Armed with research that Pennsylvanians want more access to alcoholic products, a new alliance will advocate for statewide changes.
The Coalition for Convenient Sales, an alliance of trade associations, retailers, business owners and customers, is advocating to expand access to spirits-based ready-to-drink products.
Coalition members include Pennsylvania Restaurant and Lodging Association, Pennsylvania Food Merchants Association, Pennsylvania Chamber of Business and Industry, Distilled Spirits Council, and National Federation of Independent Business.
“We are pleased to announce the formation of the Coalition for Convenient Sales,” said Alex Baloga, president and CEO of Pennsylvania Food Merchants Association. “It’s long past time to change the liquor laws and give Pennsylvanians the convenience they want and deserve, and we will all be pulling together to get this done.”
A new study by Public Opinion Strategies and David Binder Research found 81% of Pennsylvanians support proposed legislation, Sen. Bill 688. that would allow licensed establishments to offer ready-to-drink cocktails with an alcohol by volume (ABV) of 12.5% or less to be sold in the same places as beer, wine, and hard seltzers.

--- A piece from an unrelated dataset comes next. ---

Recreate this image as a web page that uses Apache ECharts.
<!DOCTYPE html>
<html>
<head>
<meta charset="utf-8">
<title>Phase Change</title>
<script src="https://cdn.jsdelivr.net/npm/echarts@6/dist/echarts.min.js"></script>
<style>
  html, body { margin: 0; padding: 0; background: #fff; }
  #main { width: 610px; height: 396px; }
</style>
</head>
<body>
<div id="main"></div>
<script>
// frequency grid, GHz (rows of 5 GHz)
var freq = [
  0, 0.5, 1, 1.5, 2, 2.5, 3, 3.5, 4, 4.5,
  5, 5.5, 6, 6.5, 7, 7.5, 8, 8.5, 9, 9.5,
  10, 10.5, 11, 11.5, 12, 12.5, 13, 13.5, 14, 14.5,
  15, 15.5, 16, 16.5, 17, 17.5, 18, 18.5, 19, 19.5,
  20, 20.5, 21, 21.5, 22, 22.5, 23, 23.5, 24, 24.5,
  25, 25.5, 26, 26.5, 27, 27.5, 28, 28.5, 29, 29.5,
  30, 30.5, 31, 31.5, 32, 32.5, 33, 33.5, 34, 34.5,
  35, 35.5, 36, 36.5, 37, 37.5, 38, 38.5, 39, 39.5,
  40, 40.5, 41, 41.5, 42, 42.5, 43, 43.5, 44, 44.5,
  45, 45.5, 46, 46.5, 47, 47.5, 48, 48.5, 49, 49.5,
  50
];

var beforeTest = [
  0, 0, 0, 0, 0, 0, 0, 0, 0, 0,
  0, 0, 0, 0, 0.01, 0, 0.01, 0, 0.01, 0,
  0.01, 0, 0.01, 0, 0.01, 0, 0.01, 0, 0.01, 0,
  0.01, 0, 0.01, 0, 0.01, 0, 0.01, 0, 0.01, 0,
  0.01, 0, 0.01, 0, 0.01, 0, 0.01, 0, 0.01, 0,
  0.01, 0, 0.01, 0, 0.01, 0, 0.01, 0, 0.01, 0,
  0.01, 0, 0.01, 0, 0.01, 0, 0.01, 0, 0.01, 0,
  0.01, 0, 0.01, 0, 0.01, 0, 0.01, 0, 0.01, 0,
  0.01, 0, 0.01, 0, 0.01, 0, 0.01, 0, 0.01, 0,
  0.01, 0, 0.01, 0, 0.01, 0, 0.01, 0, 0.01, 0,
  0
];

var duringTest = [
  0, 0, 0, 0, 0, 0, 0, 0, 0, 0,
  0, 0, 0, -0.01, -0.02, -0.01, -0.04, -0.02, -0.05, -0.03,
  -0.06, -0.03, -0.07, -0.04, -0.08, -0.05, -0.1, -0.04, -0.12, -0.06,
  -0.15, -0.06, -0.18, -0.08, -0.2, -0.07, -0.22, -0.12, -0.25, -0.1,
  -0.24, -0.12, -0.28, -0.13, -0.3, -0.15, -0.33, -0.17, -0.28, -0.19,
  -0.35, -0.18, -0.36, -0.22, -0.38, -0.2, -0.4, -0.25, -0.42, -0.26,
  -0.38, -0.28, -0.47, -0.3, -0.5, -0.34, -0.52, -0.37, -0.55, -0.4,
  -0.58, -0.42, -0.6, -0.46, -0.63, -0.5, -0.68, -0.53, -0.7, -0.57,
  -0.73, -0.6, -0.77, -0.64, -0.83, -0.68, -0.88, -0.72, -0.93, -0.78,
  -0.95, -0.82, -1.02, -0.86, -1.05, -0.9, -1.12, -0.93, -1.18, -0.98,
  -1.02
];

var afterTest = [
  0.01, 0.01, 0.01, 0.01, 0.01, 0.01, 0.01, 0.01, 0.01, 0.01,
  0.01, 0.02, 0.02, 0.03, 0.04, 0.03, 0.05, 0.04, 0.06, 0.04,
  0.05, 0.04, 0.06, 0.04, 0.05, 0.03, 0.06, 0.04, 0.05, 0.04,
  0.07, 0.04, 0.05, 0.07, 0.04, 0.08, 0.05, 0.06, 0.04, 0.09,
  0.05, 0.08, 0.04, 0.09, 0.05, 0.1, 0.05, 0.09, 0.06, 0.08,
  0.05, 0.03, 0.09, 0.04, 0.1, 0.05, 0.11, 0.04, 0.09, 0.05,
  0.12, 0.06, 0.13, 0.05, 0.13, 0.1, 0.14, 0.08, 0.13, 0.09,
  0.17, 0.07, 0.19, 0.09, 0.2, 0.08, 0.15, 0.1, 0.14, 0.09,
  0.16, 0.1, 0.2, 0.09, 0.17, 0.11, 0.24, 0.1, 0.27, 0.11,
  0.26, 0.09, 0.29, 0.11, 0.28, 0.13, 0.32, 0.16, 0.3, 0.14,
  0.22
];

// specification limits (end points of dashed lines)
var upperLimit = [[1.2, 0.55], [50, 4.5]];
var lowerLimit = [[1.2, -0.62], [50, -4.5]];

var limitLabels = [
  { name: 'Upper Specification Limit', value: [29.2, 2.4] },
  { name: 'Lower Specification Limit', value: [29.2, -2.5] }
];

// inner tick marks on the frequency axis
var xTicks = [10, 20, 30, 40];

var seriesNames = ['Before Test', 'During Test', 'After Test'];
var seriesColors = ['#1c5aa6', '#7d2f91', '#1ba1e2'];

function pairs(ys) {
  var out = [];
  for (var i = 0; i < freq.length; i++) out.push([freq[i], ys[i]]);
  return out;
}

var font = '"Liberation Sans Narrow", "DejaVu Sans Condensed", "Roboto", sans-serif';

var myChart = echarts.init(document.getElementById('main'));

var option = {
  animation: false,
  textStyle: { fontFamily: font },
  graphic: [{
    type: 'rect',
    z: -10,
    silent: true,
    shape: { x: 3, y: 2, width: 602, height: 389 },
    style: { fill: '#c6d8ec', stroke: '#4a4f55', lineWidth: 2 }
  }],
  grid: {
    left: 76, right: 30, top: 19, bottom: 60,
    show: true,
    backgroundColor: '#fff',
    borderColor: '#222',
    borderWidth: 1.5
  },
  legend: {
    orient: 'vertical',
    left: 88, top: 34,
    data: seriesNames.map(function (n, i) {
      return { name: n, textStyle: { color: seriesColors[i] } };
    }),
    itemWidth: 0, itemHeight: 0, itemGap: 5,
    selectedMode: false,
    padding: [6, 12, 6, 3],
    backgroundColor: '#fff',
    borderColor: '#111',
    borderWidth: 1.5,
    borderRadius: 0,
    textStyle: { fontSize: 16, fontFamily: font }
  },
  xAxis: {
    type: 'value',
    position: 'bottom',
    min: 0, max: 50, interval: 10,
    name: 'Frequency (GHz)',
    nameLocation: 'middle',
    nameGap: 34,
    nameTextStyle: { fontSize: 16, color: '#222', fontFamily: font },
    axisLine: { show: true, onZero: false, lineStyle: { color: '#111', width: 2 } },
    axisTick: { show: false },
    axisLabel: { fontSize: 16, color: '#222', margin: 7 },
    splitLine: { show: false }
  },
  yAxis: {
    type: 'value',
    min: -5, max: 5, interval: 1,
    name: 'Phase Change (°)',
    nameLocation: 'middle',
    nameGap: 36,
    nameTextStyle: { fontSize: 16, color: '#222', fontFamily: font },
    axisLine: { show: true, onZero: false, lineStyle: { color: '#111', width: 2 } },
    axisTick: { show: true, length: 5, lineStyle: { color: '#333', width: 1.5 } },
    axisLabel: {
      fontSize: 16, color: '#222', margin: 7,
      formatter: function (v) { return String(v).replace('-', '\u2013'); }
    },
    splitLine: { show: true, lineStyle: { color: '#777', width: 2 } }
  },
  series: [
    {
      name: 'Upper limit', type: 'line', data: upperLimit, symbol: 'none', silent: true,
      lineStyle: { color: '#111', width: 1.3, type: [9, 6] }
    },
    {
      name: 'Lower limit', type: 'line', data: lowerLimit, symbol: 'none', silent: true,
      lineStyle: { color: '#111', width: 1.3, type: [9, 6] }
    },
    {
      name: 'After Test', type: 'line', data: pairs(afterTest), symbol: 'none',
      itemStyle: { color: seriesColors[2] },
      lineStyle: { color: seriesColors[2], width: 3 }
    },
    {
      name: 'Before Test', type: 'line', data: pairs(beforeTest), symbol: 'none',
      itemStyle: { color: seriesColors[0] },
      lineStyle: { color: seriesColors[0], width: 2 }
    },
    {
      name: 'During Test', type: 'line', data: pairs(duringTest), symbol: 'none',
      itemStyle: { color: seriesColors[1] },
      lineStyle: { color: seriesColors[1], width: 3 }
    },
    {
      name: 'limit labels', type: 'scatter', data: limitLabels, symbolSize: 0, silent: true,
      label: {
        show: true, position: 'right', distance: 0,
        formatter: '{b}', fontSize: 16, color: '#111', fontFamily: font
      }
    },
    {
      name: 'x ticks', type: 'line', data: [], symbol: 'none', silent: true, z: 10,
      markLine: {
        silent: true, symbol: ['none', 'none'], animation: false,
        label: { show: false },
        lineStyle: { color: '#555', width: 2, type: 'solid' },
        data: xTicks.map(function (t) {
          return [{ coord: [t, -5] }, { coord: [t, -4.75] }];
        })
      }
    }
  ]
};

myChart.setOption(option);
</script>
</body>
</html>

The poll shows that support for this proposal is statewide and cuts across demographics and party lines.
“This research finds that Pennsylvanians are ready to move past an antiquated liquor sales system that was developed nearly 100 years ago,” said Micah Roberts of Public Opinion Strategies, one of the principal researchers on the project. “The public very clearly wants a modernized, convenient system that keeps alcohol sales safe while making it more convenient for consumers.”
Will Gudelunas of David Binder Research said one thing that stood out in the research was that Pennsylvanians find the state’s liquor sales system inconvenient.

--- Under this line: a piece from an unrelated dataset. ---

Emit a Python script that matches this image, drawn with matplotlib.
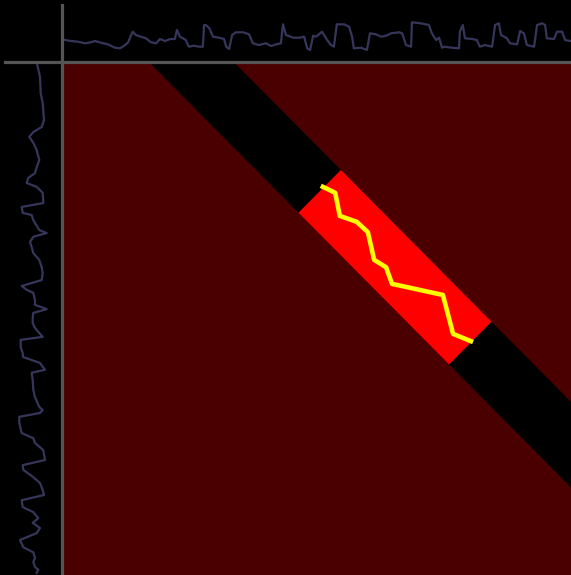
import numpy as np
import matplotlib
matplotlib.use("Agg")
import matplotlib.pyplot as plt
from matplotlib.lines import Line2D

# grid size (both series share index 0..N)
N = 120

# top series: index positions and amplitudes
top_t = [0, 0.7, 2.1, 3.8, 5.4, 6.8, 7.8, 9.2, 10.8, 12.5, 13.7, 14.9, 15.6, 16.3, 16.7,
         17.4, 18.6, 19.8, 21.0, 22.2, 23.1, 24.3, 25.5, 26.6, 27.1, 27.8, 28.5, 29.2, 29.9,
         31.1, 32.3, 33.2, 33.5, 33.9, 34.7, 35.6, 37.0, 38.2, 38.7, 39.4, 40.1, 41.0, 42.7,
         44.1, 45.0, 46.4, 48.1, 49.3, 50.5, 51.6, 52.1, 52.8, 54.5, 55.9, 57.1, 57.8, 58.5,
         59.2, 59.9, 61.3, 62.5, 63.4, 64.1, 64.8, 66.5, 67.7, 68.4, 68.8, 70.5, 71.9, 72.6,
         74.0, 75.2, 76.4, 77.6, 79.5, 80.2, 81.1, 82.3, 82.5, 84.6, 86.5, 87.2, 88.2, 88.9,
         89.6, 90.1, 91.9, 93.6, 93.8, 94.5, 95.0, 96.7, 97.8, 98.5, 99.7, 101.4, 102.1, 103.0,
         103.5, 104.9, 105.6, 107.3, 108.0, 108.9, 109.6, 111.3, 112.0, 113.2, 113.9, 114.3,
         116.0, 116.7, 117.9, 118.6, 119.8]
top_y = [38.3, 40, 41, 41.7, 43.3, 42.3, 41, 42.7, 44.3, 47.7, 48.3, 45, 42.3, 35, 31.7,
         35, 36.7, 38.3, 42.3, 43.3, 39, 41, 39, 39, 30, 36.7, 38.3, 40, 46.7,
         45.7, 46.7, 46.7, 25, 25, 28, 36.7, 37.7, 39, 46.7, 49, 35, 32.3, 32.3,
         34.3, 43.3, 45, 43.3, 46, 44.3, 43.3, 24.3, 35, 37.7, 37.7, 36.7, 48.3, 50,
         35.7, 36.7, 31.7, 40, 45, 46.7, 24.3, 24.3, 26.7, 36.7, 48.3, 47.7, 50, 33.3,
         34.3, 36.7, 35.7, 33.3, 32.3, 33.3, 45, 46.7, 22.3, 23.3, 25, 33.3, 40, 37.7,
         47.7, 46.7, 47.7, 48.3, 31.7, 25, 38.3, 39, 40, 46.7, 45, 46.7, 25, 23.3,
         35, 38.3, 43.3, 44.3, 31, 33.3, 45, 46.7, 25, 23.3, 25, 38.3,
         39, 31.7, 31.7, 40, 41]
top_vals = [55 - v for v in top_y]

# left series: index positions (top to bottom) and amplitudes
left_t = [0.7, 3.5, 7.3, 9.6, 13.6, 15.2, 16.4, 17.5, 18.9, 20.6, 22.9, 24.6, 26.0, 27.1,
          28.3, 29.2, 30.6, 33.0, 33.9, 35.3, 35.8, 37.0, 39.3, 40.0, 40.9, 42.1, 43.3,
          44.7, 46.3, 48.0, 49.4, 51.0, 52.4, 53.3, 54.0, 55.7, 56.8, 57.8, 58.7, 59.9,
          61.1, 62.2, 63.4, 64.3, 65.0, 66.7, 68.1, 69.0, 70.4, 72.0, 72.7, 74.4, 76.7,
          78.4, 80.7, 81.4, 82.1, 83.0, 84.4, 86.8, 88.0, 89.1, 90.8, 93.1, 94.3, 95.4,
          97.1, 98.5, 100.1, 101.3, 102.5, 104.1, 105.3, 106.7, 107.8, 109.0, 110.2,
          111.8, 113.5, 114.7, 116.0, 117.0, 118.1, 118.8, 119.5]
left_x = [37.3, 40, 40.7, 42.7, 44, 41.7, 33.3, 29.3, 33.3, 36.7, 39.3, 36.7, 35, 28.3,
          26.7, 36.7, 42.7, 43.3, 21.7, 22.7, 31.7, 33.3, 39.3, 46.7, 33.3, 30, 31.7,
          33.3, 39.3, 41.7, 42.7, 41.7, 21.7, 26.7, 33.3, 35, 35, 46.7, 33.3, 32.7,
          32.7, 35, 39.3, 42.7, 20.7, 20.7, 22.7, 23, 40, 45, 31.7, 32.7, 33.3,
          35, 39.3, 42.7, 40, 19.3, 19.3, 21.7, 33.3, 35, 43.3, 45, 22.7, 23.3,
          33.3, 40, 42.7, 44, 21.7, 22.7, 33.3, 38.3, 32.7, 40, 36.7,
          20, 23.3, 33.3, 35, 33.3, 35, 38.3, 36.7]
left_vals = [v - 15 for v in left_x]

# warping window (col - row) and highlighted span (col + row)
band_lo, band_hi = 20.5, 40.5
span_lo, span_hi = 91, 162

# warping path (col, row)
path_col = [61.5, 64.4, 65.5, 69.5, 72.1, 73.6, 76.4, 77.8, 89.8, 92.2, 96.4]
path_row = [29.2, 30.6, 36.0, 37.4, 39.8, 46.3, 48.0, 51.9, 54.5, 63.6, 65.3]

bg_red = '#4b0000'
series_color = '#36365a'
rule_color = '#555555'

fig = plt.figure(figsize=(5.71, 5.75), dpi=100, facecolor='black')
W, H = 571, 575

ax = fig.add_axes([62 / W, 0, 509 / W, 513 / H])
ax_top = fig.add_axes([62 / W, 513 / H, 509 / W, 57 / H])
ax_left = fig.add_axes([5 / W, 0, 57 / W, 513 / H])

for a in (ax, ax_top, ax_left):
    a.set_facecolor('black')
    a.set_axis_off()

# main panel
ax.set_xlim(0, N)
ax.set_ylim(N, 0)
ax.fill([0, N, N, 0], [0, 0, N, N], color=bg_red, lw=0)
ax.fill([band_lo, band_hi, N, N], [0, 0, N - band_hi, N - band_lo], color='black', lw=0)
c1 = ((span_lo + band_hi) / 2, (span_lo - band_hi) / 2)
c2 = ((span_hi + band_hi) / 2, (span_hi - band_hi) / 2)
c3 = ((span_hi + band_lo) / 2, (span_hi - band_lo) / 2)
c4 = ((span_lo + band_lo) / 2, (span_lo - band_lo) / 2)
ax.fill([c1[0], c2[0], c3[0], c4[0]], [c1[1], c2[1], c3[1], c4[1]], color='#ff0000', lw=0)
ax.plot(path_col, path_row, color='#ffff00', lw=3.3, solid_joinstyle='round')

# top series
ax_top.plot(top_t, top_vals, color=series_color, lw=1.6)
ax_top.set_xlim(0, N)
ax_top.set_ylim(-7, 50)

# left series
ax_left.plot(left_vals, left_t, color=series_color, lw=1.6)
ax_left.set_xlim(-10, 47)
ax_left.set_ylim(N, 0)

# separating rules
fig.add_artist(Line2D([62 / W, 62 / W], [0, 1 - 5 / H], transform=fig.transFigure,
                      color=rule_color, lw=2.3))
fig.add_artist(Line2D([5 / W, 1], [1 - 62 / H, 1 - 62 / H], transform=fig.transFigure,
                      color=rule_color, lw=2.3))

fig.savefig('out.png', dpi=100, facecolor='black')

“People want to purchase similar products at the same location without having to make an extra trip,” Gudelunas said.
“We expected positive results from this survey, but we are encouraged at just how overwhelmingly popular this concept is,” said Baloga. “Our current laws were drafted at the end of Prohibition and no longer make sense in a modern world where you can go to a grocery store to buy beer and wine with similar alcoholic content. We believe this is the year we will get this done.”